> [Given problem]: Begin with the first line and repeat exactly through the line containing "import seaborn as sns"; leave every image out.

-*-*-

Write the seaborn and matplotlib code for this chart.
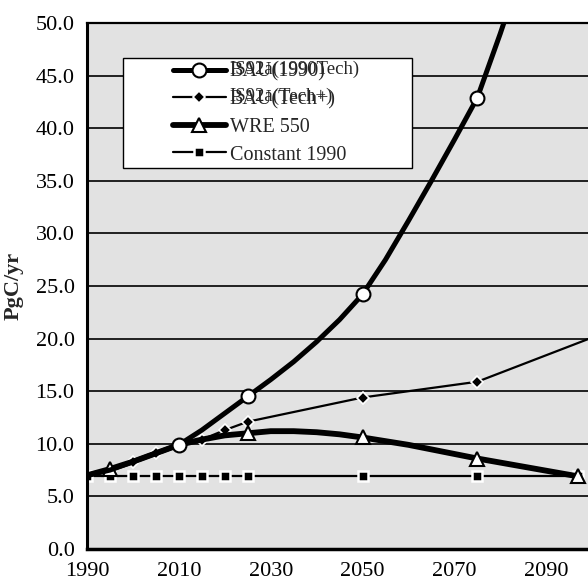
import matplotlib
matplotlib.use('Agg')
import matplotlib.pyplot as plt
from matplotlib.patches import Rectangle
from matplotlib.ticker import MultipleLocator, FormatStrFormatter
import seaborn as sns

# BAU(1990) / IS92a(1990Tech) - thick line, open circles
bau_years = [1990, 1995, 2000, 2005, 2010, 2015, 2020, 2025, 2030, 2035, 2040,
             2045, 2050, 2055, 2060, 2065, 2070, 2075, 2080, 2085]
bau_vals = [7.0, 7.5, 8.3, 9.1, 9.9, 11.3, 12.9, 14.5, 16.1, 17.8, 19.7,
            21.8, 24.2, 27.5, 31.2, 35.0, 38.9, 42.9, 49.0, 55.5]
bau_marks = [2010, 2025, 2050, 2075]

# BAU(Tech+) / IS92a(Tech+) - thin line, diamonds
tech_years = [1990, 1995, 2000, 2005, 2010, 2015, 2020, 2025, 2050, 2075, 2100]
tech_vals = [7.0, 7.5, 8.3, 9.1, 9.9, 10.4, 11.3, 12.1, 14.4, 15.9, 20.1]
tech_marks = [2000, 2005, 2015, 2020, 2025, 2050, 2075]

# WRE 550 - thick line, open triangles
wre_years = [1990, 1995, 2000, 2005, 2010, 2015, 2020, 2025, 2030, 2035, 2040,
             2045, 2050, 2060, 2075, 2097]
wre_vals = [7.0, 7.6, 8.3, 9.1, 9.9, 10.4, 10.8, 11.0, 11.2, 11.2, 11.1,
            10.9, 10.6, 9.9, 8.6, 6.9]
wre_marks = [1995, 2025, 2050, 2075, 2097]

# Constant 1990 - thin line, squares
const_years = [1990, 1995, 2000, 2005, 2010, 2015, 2020, 2025, 2050, 2075, 2097]
const_vals = [6.9] * len(const_years)

labels = ['BAU(1990)', 'BAU(Tech+)', 'WRE 550', 'Constant 1990']
overlay_labels = ['IS92a(1990Tech)', 'IS92a(Tech+)']

sns.set_style('white')
plt.rcParams['font.family'] = ['Liberation Serif', 'DejaVu Serif']

fig = plt.figure(figsize=(5.88, 5.81), dpi=100)
ax = fig.add_axes([0.148, 0.0551, 0.852, 0.9053])
ax.set_facecolor('#e2e2e2')


def idx(years, marks):
    return [years.index(m) for m in marks]


handles = []
sns.lineplot(x=const_years, y=const_vals, ax=ax, color='black', lw=1.6,
             marker='s', ms=7, mfc='black', mec='white', mew=1.8,
             estimator=None, sort=False, label=labels[3])
handles.append(ax.lines[-1])
sns.lineplot(x=tech_years, y=tech_vals, ax=ax, color='black', lw=1.6,
             marker='D', ms=6, mfc='black', mec='white', mew=1.2,
             markevery=idx(tech_years, tech_marks),
             estimator=None, sort=False, label=labels[1])
handles.append(ax.lines[-1])
sns.lineplot(x=wre_years, y=wre_vals, ax=ax, color='black', lw=4.2,
             marker='^', ms=10, mfc='white', mec='black', mew=1.5,
             markevery=idx(wre_years, wre_marks),
             estimator=None, sort=False, label=labels[2])
handles.append(ax.lines[-1])
sns.lineplot(x=bau_years, y=bau_vals, ax=ax, color='black', lw=3.6,
             marker='o', ms=10, mfc='white', mec='black', mew=1.5,
             markevery=idx(bau_years, bau_marks),
             estimator=None, sort=False, label=labels[0])
handles.append(ax.lines[-1])

ax.set_xlim(1990, 2099.1)
ax.set_ylim(0, 50)
ax.set_xticks(range(1990, 2091, 20))
ax.yaxis.set_major_locator(MultipleLocator(5))
ax.yaxis.set_major_formatter(FormatStrFormatter('%.1f'))
ax.grid(axis='y', color='black', lw=1.2)
ax.set_axisbelow(True)
ax.tick_params(axis='x', direction='inout', length=7, width=1.5, pad=6,
               labelsize=16, colors='black')
ax.tick_params(axis='y', direction='out', length=4, width=1.2, pad=5,
               labelsize=16, colors='black')
ax.set_xlabel('')
ax.set_ylabel('PgC/yr', fontsize=16, fontweight='bold')
ax.yaxis.set_label_coords(-0.126, 0.5)

for side in ['left', 'bottom', 'top']:
    ax.spines[side].set_color('black')
ax.spines['left'].set_linewidth(2.2)
ax.spines['bottom'].set_linewidth(2.5)
ax.spines['top'].set_linewidth(1.6)
ax.spines['right'].set_visible(False)

# legend: white box with thin frame
box = Rectangle((0.072, 0.724), 0.577, 0.209, transform=ax.transAxes,
                facecolor='white', edgecolor='black', lw=1.0, zorder=5)
ax.add_patch(box)
order = [handles[3], handles[1], handles[2], handles[0]]
leg = ax.legend(order, labels, loc='upper left', bbox_to_anchor=(0.172, 0.925),
                frameon=False, borderpad=0, borderaxespad=0, handlelength=2.6,
                handletextpad=0.2, labelspacing=0.42, fontsize=14.5)
leg.set_zorder(6)

# overprinted labels of the scanned legend
fig.canvas.draw()
renderer = fig.canvas.get_renderer()
W, H = fig.bbox.width, fig.bbox.height
for txt, lab in zip(leg.get_texts()[:2], overlay_labels):
    bb = txt.get_window_extent(renderer)
    fig.text(bb.x0 / W, (bb.y0 + 4) / H, lab, fontsize=13.5, va='bottom',
             ha='left', zorder=7)

fig.savefig('out.png', dpi=100)
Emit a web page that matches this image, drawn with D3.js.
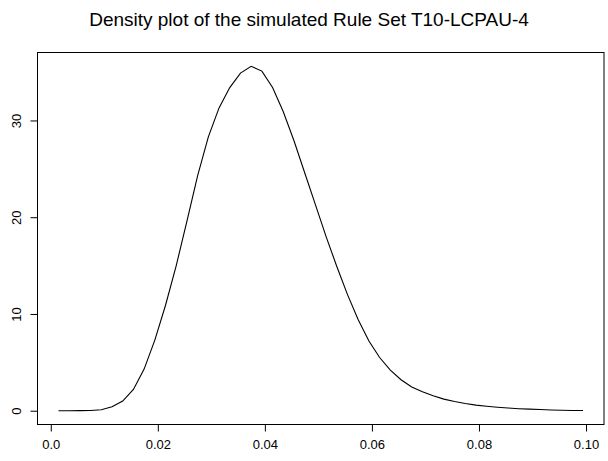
<!DOCTYPE html>
<html>
<head>
<meta charset="utf-8">
<script src="https://cdn.jsdelivr.net/npm/d3@7"></script>
<style>
  body { margin: 0; background: #fff; }
  svg text { font-family: "Liberation Sans", Arial, sans-serif; fill: #000; }
</style>
</head>
<body>
<div id="okvir"></div>
<script>
// density estimate, 50 grid points
var xStart = 0.00144;
var xStep = 0.002;
var densityValues = [
    0.00, 0.00, 0.01, 0.03, 0.10, 0.40, 1.00, 2.20, 4.30, 7.30,
    10.9, 15.0, 19.6, 24.3, 28.3, 31.3, 33.4, 34.9, 35.6, 35.1,
    33.4, 30.9, 27.9, 24.6, 21.3, 18.0, 14.9, 12.0, 9.4, 7.2,
    5.5, 4.2, 3.2, 2.45, 1.95, 1.55, 1.2, 0.95, 0.74, 0.58,
    0.46, 0.36, 0.28, 0.21, 0.16, 0.12, 0.08, 0.05, 0.03, 0.02
];
var xTicks = [0, 0.02, 0.04, 0.06, 0.08, 0.10];
var xTickLabels = ["0.0", "0.02", "0.04", "0.06", "0.08", "0.10"];
var yTicks = [0, 10, 20, 30];
var title = "Density plot of the simulated Rule Set T10-LCPAU-4";

var data = densityValues.map((v, i) => ({ x: xStart + i * xStep, y: v }));

var width = 608;
var height = 461;
var box = { left: 37.5, right: 604, top: 52.5, bottom: 424.5 };

var svg = d3.select("#okvir")
    .append("svg")
    .attr("width", width)
    .attr("height", height);

// R style axis range: data range padded by 4%
function pad(ext) {
    var d = (ext[1] - ext[0]) * 0.04;
    return [ext[0] - d, ext[1] + d];
}

var x = d3.scaleLinear()
    .domain(pad(d3.extent(data, d => d.x)))
    .range([box.left, box.right]);

var y = d3.scaleLinear()
    .domain(pad(d3.extent(data, d => d.y)))
    .range([box.bottom, box.top]);

// okvir grafa
svg.append("rect")
    .attr("x", box.left)
    .attr("y", box.top)
    .attr("width", box.right - box.left)
    .attr("height", box.bottom - box.top)
    .attr("fill", "none")
    .attr("stroke", "#000")
    .attr("stroke-width", 1);

// x os
var xAxis = svg.append("g")
    .attr("transform", "translate(0," + box.bottom + ")")
    .call(d3.axisBottom(x)
        .tickValues(xTicks)
        .tickSize(7)
        .tickPadding(8)
        .tickFormat((d, i) => xTickLabels[i]));
xAxis.select(".domain")
    .attr("d", "M" + x(xTicks[0]) + ",0H" + x(xTicks[xTicks.length - 1]));
xAxis.selectAll("text").style("font-size", "13px");

// y os
var yAxis = svg.append("g")
    .attr("transform", "translate(" + box.left + ",0)")
    .call(d3.axisLeft(y)
        .tickValues(yTicks)
        .tickSize(7)
        .tickFormat(d3.format("d")));
yAxis.select(".domain")
    .attr("d", "M0," + y(yTicks[0]) + "V" + y(yTicks[yTicks.length - 1]));
yAxis.selectAll("text")
    .attr("transform", "rotate(-90)")
    .attr("x", 0)
    .attr("y", -17)
    .attr("dy", "0")
    .attr("text-anchor", "middle")
    .style("font-size", "13px");

// krivulja gustoce
svg.append("path")
    .datum(data)
    .attr("fill", "none")
    .attr("stroke", "#000")
    .attr("stroke-width", 1.1)
    .attr("d", d3.line().x(d => x(d.x)).y(d => y(d.y)));

// naslov
svg.append("text")
    .attr("x", 309)
    .attr("y", 26)
    .attr("text-anchor", "middle")
    .style("font-size", "19px")
    .text(title);
</script>
</body>
</html>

-*-*-

> [Solution to this exercise]:
Write the seaborn and matplotlib code for this chart.
import matplotlib
matplotlib.use('Agg')
import matplotlib.pyplot as plt
from matplotlib.patches import Rectangle
from matplotlib.ticker import MultipleLocator, FormatStrFormatter
import seaborn as sns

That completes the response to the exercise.